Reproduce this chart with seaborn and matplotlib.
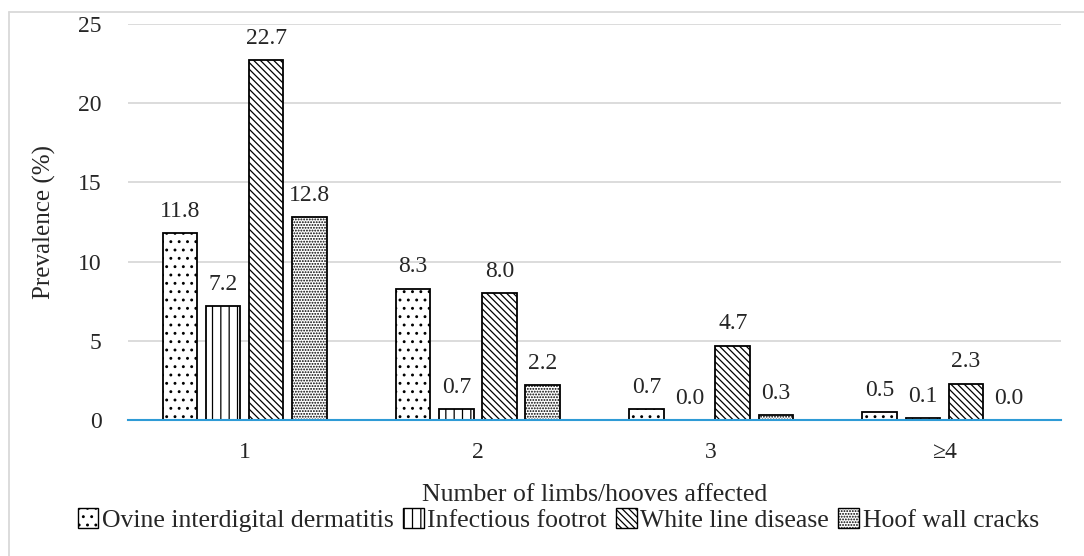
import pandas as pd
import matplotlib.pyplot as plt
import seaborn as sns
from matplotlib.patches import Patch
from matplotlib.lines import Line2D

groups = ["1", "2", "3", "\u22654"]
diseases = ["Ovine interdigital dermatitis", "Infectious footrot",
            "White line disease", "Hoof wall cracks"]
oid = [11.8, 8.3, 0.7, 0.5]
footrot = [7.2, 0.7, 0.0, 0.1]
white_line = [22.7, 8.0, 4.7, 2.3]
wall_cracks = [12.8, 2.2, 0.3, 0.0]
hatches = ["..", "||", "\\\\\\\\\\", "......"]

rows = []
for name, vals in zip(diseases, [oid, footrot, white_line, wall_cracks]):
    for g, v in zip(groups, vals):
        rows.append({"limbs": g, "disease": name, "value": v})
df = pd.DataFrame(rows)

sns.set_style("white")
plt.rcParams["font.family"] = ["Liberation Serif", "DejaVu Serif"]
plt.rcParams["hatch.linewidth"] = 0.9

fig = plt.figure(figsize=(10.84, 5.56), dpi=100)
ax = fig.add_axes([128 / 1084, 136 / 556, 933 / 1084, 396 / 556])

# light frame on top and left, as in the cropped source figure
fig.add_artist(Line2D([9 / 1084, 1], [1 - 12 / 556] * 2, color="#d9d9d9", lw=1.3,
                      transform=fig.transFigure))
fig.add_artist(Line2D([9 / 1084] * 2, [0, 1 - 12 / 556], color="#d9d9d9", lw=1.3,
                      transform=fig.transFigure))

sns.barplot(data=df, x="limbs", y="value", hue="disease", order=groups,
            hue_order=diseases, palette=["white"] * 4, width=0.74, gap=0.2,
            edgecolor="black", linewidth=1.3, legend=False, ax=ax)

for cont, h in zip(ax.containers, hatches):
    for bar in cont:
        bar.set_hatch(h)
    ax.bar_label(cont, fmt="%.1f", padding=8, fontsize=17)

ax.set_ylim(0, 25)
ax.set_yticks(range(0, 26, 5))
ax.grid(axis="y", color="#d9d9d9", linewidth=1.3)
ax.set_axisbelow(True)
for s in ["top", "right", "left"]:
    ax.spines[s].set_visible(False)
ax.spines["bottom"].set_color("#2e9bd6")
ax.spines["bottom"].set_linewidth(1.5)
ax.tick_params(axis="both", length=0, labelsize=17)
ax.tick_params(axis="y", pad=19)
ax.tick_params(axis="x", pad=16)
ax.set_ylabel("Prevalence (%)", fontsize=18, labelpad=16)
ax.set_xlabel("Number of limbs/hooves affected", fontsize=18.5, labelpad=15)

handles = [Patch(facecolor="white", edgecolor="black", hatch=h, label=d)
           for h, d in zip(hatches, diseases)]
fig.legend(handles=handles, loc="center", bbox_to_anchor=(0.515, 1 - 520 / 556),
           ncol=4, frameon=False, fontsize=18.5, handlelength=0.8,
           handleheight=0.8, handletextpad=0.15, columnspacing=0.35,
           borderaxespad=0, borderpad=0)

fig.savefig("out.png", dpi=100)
* * * *
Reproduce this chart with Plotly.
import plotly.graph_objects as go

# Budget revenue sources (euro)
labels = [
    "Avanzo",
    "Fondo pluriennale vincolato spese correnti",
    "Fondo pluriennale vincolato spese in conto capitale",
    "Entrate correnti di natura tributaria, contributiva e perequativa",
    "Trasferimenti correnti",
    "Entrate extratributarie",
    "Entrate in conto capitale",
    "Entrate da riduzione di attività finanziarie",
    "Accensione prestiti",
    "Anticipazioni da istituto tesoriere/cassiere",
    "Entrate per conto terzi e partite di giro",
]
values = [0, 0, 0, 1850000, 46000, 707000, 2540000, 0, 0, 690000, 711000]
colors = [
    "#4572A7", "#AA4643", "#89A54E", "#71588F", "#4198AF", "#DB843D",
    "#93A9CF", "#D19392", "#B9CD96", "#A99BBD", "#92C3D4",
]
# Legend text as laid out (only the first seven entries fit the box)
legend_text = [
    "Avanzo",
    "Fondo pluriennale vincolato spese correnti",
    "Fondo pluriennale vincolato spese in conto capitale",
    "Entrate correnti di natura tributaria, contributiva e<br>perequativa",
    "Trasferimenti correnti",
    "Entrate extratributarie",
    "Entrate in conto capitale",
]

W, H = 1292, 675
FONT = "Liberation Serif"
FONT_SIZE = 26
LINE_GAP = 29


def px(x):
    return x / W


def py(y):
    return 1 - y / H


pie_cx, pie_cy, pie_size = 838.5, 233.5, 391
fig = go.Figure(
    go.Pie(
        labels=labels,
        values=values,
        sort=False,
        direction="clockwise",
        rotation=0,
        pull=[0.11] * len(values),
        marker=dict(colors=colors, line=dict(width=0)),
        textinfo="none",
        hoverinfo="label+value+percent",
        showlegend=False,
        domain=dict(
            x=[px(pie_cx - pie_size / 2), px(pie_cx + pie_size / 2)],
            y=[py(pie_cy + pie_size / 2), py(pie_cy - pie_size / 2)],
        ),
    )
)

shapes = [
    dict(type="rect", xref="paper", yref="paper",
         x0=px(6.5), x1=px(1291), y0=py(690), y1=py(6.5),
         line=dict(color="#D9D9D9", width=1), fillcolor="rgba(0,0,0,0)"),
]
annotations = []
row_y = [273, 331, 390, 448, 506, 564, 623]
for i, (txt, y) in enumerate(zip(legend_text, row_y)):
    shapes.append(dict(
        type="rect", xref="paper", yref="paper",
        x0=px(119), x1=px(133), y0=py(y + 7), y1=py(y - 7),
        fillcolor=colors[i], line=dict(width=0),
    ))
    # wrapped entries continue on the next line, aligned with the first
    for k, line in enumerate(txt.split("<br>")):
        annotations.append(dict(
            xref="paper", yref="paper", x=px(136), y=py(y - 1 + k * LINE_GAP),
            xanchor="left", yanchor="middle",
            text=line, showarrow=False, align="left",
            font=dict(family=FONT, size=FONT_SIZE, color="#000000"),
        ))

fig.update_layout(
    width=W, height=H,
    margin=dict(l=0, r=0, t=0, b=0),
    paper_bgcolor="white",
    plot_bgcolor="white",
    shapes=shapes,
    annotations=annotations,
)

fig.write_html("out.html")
* * * *
:: Your goal ::
Gather up, from the records above, each line where the word "with" appears.

:: Correct output ::
Reproduce this chart with seaborn and matplotlib.
Reproduce this chart with Plotly.
    # wrapped entries continue on the next line, aligned with the first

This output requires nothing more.